Source:english.cctv.com

 

For the first three quarters of this year, the number of basic elderly insurance recipients in China came to more than 870 million people. The number of social security card holders stood at more than 930 million. For the basic elderly insurance, it requires employers to contribute. That is affecting one group in particular: migrant workers.

The National Bureau of Statistics says there are around 280 million migrant workers in this country, but less than a quarter of them have elderly insurance for enterprise employees. This is forcing them to postpone retirement.

Xiao Yeqing is 52 years old. Though she is past the legal retirement age, she still works in a garment factory in the suburb of Shenzhen. There were more than 49 million elder migrant workers over the age of 50 nationwide as of late last year. And the number is expected to reach 50 million this year.

“I feel I’m old now.
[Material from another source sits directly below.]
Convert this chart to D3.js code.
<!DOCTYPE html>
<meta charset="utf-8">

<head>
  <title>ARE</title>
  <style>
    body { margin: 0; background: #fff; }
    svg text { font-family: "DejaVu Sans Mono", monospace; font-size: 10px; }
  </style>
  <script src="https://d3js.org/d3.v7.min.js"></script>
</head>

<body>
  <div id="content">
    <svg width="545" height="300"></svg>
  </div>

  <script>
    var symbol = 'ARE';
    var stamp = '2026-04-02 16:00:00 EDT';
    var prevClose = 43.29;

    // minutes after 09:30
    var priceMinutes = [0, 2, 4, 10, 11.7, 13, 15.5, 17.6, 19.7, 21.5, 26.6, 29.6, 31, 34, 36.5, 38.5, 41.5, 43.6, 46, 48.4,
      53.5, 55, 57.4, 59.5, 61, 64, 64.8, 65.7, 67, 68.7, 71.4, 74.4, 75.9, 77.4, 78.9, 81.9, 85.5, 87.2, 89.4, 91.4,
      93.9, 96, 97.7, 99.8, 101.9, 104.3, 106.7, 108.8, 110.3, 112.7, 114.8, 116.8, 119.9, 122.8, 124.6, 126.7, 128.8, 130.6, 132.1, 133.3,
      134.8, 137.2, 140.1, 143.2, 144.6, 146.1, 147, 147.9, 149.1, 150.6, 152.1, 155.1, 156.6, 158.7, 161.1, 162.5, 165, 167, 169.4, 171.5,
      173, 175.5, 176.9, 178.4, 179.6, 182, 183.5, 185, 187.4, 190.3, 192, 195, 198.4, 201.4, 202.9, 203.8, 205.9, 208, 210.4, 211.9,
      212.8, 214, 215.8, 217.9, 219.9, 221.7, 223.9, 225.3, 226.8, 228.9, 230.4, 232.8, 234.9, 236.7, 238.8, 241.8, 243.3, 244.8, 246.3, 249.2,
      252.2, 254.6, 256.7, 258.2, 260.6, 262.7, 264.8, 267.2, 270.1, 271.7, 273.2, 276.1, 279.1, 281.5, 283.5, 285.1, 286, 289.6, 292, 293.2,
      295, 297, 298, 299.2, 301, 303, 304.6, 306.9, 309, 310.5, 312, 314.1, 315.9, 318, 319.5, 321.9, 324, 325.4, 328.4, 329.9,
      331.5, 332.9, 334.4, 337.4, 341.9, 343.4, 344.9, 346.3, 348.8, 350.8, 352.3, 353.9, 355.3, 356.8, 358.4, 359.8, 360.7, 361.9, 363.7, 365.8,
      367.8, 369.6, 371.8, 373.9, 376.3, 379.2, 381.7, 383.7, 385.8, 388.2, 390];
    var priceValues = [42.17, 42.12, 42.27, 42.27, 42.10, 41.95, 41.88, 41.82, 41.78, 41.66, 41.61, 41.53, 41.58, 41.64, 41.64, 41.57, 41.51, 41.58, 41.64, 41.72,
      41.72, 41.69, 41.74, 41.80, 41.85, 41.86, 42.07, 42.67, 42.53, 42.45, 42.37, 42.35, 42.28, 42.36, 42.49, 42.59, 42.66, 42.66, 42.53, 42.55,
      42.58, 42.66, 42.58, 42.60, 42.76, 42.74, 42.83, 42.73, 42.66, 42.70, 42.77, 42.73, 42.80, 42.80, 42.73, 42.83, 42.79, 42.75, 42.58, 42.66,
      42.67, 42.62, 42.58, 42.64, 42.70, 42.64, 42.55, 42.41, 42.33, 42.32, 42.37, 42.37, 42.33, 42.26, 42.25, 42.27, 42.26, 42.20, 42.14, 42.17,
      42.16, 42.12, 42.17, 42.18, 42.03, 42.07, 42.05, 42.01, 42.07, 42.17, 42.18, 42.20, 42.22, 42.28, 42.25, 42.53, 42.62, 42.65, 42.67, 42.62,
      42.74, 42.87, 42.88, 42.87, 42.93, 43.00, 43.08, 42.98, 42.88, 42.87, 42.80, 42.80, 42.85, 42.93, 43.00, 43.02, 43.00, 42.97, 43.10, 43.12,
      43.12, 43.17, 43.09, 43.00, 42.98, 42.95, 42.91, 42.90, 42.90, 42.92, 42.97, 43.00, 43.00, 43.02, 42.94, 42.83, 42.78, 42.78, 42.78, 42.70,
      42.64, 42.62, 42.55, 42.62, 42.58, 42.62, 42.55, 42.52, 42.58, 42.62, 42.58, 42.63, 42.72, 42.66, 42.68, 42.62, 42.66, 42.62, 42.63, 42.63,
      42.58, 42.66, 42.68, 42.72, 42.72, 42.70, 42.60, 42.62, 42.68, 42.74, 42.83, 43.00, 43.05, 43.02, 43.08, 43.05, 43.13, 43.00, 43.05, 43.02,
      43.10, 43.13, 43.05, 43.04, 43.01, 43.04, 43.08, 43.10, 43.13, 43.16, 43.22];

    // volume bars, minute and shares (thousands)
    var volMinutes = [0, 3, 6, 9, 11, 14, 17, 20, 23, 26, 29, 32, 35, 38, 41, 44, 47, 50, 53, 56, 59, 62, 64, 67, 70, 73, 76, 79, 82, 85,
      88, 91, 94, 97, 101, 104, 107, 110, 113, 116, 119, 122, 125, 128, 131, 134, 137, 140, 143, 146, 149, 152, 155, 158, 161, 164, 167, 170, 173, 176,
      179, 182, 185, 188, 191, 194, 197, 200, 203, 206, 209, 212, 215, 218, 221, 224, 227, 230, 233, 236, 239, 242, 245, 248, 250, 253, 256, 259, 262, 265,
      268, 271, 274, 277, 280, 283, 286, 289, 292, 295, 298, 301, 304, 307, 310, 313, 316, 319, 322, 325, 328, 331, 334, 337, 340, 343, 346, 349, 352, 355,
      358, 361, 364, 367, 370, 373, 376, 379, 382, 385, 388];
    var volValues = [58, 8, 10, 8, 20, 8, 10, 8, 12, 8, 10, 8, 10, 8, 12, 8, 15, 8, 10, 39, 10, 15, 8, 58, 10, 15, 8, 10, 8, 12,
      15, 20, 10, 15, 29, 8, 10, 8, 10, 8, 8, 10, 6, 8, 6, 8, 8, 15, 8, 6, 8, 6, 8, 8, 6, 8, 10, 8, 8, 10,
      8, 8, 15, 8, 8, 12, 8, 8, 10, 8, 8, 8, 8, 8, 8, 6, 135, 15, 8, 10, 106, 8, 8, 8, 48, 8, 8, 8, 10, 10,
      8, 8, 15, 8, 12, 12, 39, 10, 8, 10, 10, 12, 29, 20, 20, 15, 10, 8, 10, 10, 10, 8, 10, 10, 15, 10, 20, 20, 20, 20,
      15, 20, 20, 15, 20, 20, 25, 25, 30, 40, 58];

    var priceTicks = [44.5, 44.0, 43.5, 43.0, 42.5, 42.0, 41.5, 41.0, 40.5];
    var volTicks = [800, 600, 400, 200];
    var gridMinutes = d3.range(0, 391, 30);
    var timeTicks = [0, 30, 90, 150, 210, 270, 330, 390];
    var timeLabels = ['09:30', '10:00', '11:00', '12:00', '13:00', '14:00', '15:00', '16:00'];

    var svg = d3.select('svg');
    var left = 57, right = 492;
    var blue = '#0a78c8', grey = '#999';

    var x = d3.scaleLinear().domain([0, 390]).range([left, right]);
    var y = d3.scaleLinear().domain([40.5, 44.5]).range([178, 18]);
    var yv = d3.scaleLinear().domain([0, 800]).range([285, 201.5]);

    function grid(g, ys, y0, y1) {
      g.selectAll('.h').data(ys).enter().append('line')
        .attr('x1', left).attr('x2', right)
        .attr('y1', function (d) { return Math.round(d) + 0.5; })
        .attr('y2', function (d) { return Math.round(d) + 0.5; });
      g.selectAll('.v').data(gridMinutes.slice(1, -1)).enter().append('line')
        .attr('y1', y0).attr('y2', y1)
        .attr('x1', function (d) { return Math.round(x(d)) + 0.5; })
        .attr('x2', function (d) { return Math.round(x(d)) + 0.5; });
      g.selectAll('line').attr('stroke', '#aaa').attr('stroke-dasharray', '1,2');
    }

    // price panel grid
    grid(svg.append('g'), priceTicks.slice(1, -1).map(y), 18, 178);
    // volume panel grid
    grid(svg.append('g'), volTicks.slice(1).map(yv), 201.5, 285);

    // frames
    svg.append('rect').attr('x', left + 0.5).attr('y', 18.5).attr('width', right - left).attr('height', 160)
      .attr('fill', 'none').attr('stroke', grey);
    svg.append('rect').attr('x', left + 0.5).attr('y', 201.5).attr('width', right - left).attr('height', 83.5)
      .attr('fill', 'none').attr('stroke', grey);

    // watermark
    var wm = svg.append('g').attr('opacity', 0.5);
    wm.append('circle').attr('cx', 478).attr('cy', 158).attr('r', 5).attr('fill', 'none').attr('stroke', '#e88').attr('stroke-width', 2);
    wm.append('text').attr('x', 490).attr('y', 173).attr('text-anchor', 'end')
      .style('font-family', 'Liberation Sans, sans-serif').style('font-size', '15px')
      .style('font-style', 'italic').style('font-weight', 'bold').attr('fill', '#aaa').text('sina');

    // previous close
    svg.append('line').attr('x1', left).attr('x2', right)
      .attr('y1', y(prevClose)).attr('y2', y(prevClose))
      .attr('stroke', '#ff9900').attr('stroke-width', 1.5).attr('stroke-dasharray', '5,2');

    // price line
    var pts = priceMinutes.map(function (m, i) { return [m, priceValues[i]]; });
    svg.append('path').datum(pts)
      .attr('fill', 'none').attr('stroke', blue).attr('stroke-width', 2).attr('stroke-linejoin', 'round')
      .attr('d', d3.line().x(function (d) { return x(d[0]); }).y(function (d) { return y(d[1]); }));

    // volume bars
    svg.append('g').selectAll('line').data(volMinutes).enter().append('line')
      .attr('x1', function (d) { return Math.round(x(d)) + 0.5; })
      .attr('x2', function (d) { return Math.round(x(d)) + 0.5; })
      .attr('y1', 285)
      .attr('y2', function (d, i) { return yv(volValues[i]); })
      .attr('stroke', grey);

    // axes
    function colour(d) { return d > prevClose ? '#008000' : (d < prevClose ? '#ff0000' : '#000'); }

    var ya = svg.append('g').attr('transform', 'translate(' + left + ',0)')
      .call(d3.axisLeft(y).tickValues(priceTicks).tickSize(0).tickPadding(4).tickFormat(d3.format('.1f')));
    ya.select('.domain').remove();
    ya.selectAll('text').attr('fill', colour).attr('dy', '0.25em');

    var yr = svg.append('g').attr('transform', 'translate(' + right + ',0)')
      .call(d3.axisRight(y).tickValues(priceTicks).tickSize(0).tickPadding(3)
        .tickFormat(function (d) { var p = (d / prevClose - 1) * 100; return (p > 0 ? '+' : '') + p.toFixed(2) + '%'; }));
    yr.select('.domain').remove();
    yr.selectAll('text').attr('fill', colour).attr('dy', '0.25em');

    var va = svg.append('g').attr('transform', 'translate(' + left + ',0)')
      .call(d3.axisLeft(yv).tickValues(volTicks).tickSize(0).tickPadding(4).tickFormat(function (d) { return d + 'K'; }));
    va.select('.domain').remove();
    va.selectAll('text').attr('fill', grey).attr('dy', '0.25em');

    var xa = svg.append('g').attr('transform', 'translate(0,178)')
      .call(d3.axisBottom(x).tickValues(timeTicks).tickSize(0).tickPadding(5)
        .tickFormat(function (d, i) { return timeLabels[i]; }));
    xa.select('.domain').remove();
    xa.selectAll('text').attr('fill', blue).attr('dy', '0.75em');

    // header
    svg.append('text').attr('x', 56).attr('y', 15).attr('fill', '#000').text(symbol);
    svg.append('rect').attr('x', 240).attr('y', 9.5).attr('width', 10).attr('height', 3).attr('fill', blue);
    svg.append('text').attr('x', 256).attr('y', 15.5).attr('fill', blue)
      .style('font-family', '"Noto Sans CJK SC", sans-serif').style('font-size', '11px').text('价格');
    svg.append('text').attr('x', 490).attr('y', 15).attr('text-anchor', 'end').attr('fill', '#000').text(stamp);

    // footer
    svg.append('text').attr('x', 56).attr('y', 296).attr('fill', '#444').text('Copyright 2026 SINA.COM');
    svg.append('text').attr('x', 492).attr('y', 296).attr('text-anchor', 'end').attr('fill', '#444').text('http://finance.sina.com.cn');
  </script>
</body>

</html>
Many factories I have worked in have closed. Nothing is there. When I first arrived here, it was full of grass. Now, look at it; skyscrapers are everywhere,” Xiao said.
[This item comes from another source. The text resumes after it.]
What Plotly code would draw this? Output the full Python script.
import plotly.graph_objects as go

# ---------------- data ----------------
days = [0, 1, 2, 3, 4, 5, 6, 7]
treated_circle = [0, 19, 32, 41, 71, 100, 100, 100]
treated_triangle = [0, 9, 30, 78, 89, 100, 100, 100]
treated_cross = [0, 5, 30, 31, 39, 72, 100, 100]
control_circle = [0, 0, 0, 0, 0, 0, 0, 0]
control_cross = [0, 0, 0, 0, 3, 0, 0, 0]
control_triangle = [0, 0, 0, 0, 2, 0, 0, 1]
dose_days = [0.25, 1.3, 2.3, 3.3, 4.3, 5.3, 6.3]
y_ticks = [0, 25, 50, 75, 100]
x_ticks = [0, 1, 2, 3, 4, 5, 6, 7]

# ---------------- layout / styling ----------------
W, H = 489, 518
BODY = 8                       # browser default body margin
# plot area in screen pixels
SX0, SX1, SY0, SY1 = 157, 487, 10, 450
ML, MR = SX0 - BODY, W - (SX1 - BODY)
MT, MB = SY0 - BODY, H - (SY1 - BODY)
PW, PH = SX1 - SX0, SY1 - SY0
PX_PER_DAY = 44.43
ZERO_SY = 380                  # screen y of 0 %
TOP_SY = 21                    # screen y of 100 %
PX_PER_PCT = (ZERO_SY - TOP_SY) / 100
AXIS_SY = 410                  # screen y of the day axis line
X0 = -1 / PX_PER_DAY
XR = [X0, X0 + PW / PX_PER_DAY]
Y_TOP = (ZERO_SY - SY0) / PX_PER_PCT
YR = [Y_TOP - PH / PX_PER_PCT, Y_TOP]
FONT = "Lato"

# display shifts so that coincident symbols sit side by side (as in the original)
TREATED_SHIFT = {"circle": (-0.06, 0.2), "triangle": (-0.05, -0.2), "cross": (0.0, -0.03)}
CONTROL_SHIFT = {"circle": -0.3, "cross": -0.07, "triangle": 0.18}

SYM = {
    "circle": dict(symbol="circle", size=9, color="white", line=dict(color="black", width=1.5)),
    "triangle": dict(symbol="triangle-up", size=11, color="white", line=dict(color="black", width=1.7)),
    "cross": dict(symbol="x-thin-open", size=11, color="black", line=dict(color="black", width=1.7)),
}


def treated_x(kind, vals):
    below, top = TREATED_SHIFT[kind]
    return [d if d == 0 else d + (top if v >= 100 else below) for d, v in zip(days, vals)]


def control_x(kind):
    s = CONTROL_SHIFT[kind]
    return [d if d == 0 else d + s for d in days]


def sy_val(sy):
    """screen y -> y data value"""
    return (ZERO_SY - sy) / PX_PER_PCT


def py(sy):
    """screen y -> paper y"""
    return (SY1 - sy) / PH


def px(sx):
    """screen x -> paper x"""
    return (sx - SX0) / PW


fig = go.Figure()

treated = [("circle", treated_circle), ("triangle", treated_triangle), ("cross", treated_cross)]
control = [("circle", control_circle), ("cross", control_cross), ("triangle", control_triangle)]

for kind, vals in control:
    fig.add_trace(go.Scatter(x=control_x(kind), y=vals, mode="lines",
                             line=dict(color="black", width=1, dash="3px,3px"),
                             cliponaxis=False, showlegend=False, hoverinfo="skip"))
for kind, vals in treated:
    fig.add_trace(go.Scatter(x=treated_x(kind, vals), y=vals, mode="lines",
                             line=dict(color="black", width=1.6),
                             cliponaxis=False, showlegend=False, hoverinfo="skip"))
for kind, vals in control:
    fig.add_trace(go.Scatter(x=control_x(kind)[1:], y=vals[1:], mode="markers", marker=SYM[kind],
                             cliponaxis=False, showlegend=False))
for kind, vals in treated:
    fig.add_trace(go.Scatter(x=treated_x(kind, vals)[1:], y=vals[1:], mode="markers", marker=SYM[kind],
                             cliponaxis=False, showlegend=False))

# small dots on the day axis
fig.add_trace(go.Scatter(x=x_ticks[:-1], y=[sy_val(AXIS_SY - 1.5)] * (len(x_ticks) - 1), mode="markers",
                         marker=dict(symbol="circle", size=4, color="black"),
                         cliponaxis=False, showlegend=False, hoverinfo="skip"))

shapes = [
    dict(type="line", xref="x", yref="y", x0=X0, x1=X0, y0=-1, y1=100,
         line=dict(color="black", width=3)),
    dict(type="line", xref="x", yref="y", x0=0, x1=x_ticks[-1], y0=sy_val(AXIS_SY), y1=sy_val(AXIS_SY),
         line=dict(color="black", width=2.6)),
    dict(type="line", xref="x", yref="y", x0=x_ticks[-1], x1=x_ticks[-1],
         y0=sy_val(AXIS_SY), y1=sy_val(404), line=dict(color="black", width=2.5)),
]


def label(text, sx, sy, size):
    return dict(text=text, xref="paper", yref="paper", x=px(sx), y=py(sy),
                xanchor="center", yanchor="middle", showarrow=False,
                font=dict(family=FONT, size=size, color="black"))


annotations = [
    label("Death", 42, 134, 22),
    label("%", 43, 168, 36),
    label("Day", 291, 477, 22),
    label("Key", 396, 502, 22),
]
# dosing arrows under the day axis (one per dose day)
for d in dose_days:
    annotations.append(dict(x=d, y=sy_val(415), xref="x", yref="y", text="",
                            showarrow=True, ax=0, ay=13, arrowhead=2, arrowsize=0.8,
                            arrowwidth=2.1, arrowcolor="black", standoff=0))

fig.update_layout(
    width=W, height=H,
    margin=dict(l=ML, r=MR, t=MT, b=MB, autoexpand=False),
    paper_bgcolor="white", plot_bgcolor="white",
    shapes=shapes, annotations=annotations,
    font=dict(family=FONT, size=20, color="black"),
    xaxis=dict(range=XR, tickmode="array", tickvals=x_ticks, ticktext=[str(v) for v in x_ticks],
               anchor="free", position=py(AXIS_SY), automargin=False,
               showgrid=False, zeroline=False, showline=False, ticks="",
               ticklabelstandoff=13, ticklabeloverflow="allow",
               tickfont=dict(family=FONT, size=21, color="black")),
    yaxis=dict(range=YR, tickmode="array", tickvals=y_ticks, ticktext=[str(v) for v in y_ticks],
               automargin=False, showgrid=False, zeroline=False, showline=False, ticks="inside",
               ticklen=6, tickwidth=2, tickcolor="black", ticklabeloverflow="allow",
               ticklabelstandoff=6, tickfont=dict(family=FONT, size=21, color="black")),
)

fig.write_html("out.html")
In 1994, Yeqing moved from her hometown to Shenzhen. Over these years, her salary has risen from 200 RMB per month to 3,000 RMB per month. This is one of the big reasons she chooses to stay. But now, Yeqing and her colleagues are worrying about some other problems.

In Shenzhen, the industrial structure has changed enormously. The development of technology is rapid. And with housing prices surging last year, owners of more and more factories chose to move out of the city. Elder migrant workers like Xiao feel insecure.
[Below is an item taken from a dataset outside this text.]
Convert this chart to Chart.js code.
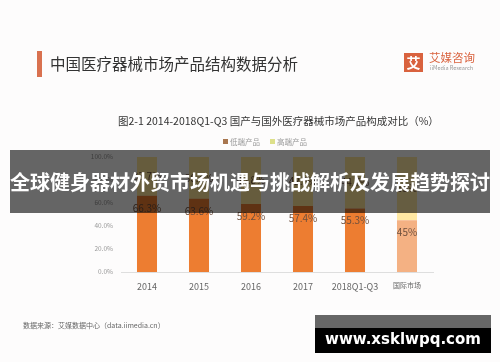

“There were more than 400 people in our factory. Now there are only about 30. All of them are at the age as me,” Xiao said.

Facing this reality, Xiao still stays in the big city. She has a son and a daughter. Both of them work in Shenzhen. But she is not close with them.

“When I left my hometown, my daughter was only two years old. My son was in kindergarten. Every time I tried to call them, they refused to talk to me. We are not close.”

Xiao does not want to be a burden on her children. More importantly, she has been working in this city for more than 20 years. But her factory only began paying for her elderly insurance 10 years ago. When Xiao reached the legal retirement age, she could not receive her pension, because seven more years of payments were required.

“I am supposed to get my pension. Everybody deserves it. I have already joined the insurance system, so why can’t I get it?” Xiao said.

In 2014, Xiao took the local human resources bureau to court. Officials have responded to this issue. They urge enterprises to pay for social insurance according to the law, as they seek to protect the rights and interests of migrant workers.

As for Xiao, she says she will not retire until she receives a definite answer. She still works in Shenzhen. This is the only way she feels she is not a burden for her children.